Katie Hindmarch-Watson

Katie Hindmarch-Watson

Assistant Professor

Contact Information

Research Interests: Modern Britain and the British Empire, urban space, gender and sexuality, and labor and technology

Education: PhD, Johns Hopkins University

I am a Cultural Historian of Modern Britain and the British Empire. My work is broadly engaged in two major, interrelated questions: how to do histories of gender and sexualities in ways that move beyond identities while keeping networks of power and agency into sharp focus; and how to re-engage British labor history with processes of class formation that address continuities alongside (and in some ways independent of) the rise and fall of an industrial proletariat.

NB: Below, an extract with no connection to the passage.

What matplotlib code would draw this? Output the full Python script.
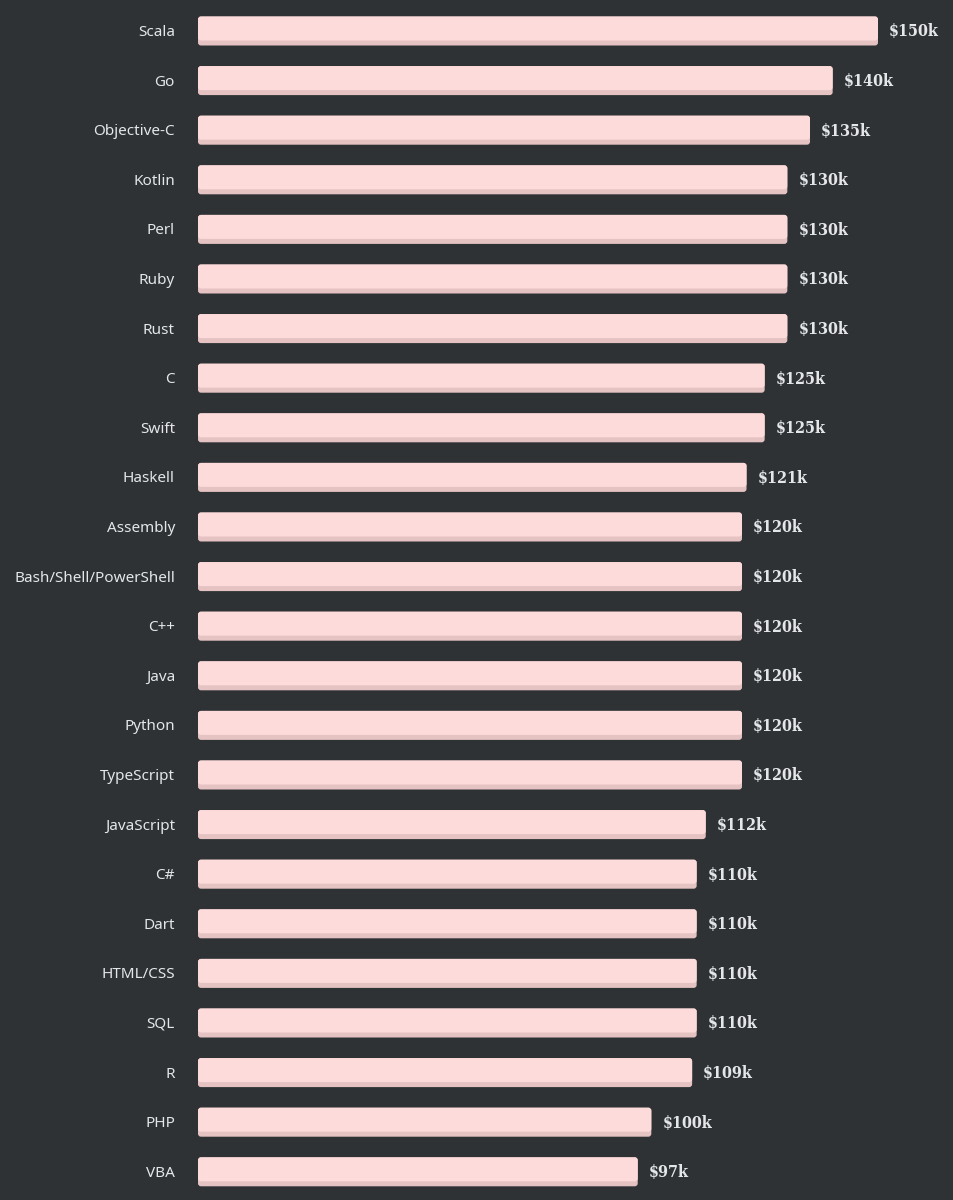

My book, Serving a Wired World: London’s Telecommunications Workers and the Making of an Information Capital, explores the entangled histories of gender, labor, sexuality, urban life, and technology in the nineteenth and early twentieth century. It focuses on the development of the British telegraph and telephone networks in order to better understand the cultural impact of telecommunications work and workers on London, the nation, and the empire.

I argue that this period of communications modernization manifested nineteenth century liberal ideologies of efficient information exchange, but that these were mediated by the human infrastructure –telegraphists, telephone operators, and telegraph messengers – who were essential to the new British and imperial communications order. The telegraph and telephone developed as a specialized service industry, whose operating principles emanated out of relationships between elite consumers and ambiguously placed male and female workers. Telecommunications administrators and engineers, using established interactions between master and servant as an imaginative base, created a modern network according to conventional gender perceptions and social hierarchies, envisioning a system of seamless information flow and order. Men, women, and boys accommodated the strict economic rationalities and personalized service demands of telecommunications work and personified the flow of modern high-speed information, but they were not docile workers. Telegraphists, telegraph boys, and telephone operators were aware of their value to modern life, enabling the “freedoms” of others. In their daily engagements with information channeling, these workers make the foci and exclusions inherent to liberalism’s practice visible, and they challenged their marginalized status within the new information order. In resisting work discipline and upending cultural norms they revealed the unruly potentials of modernizing communications networks.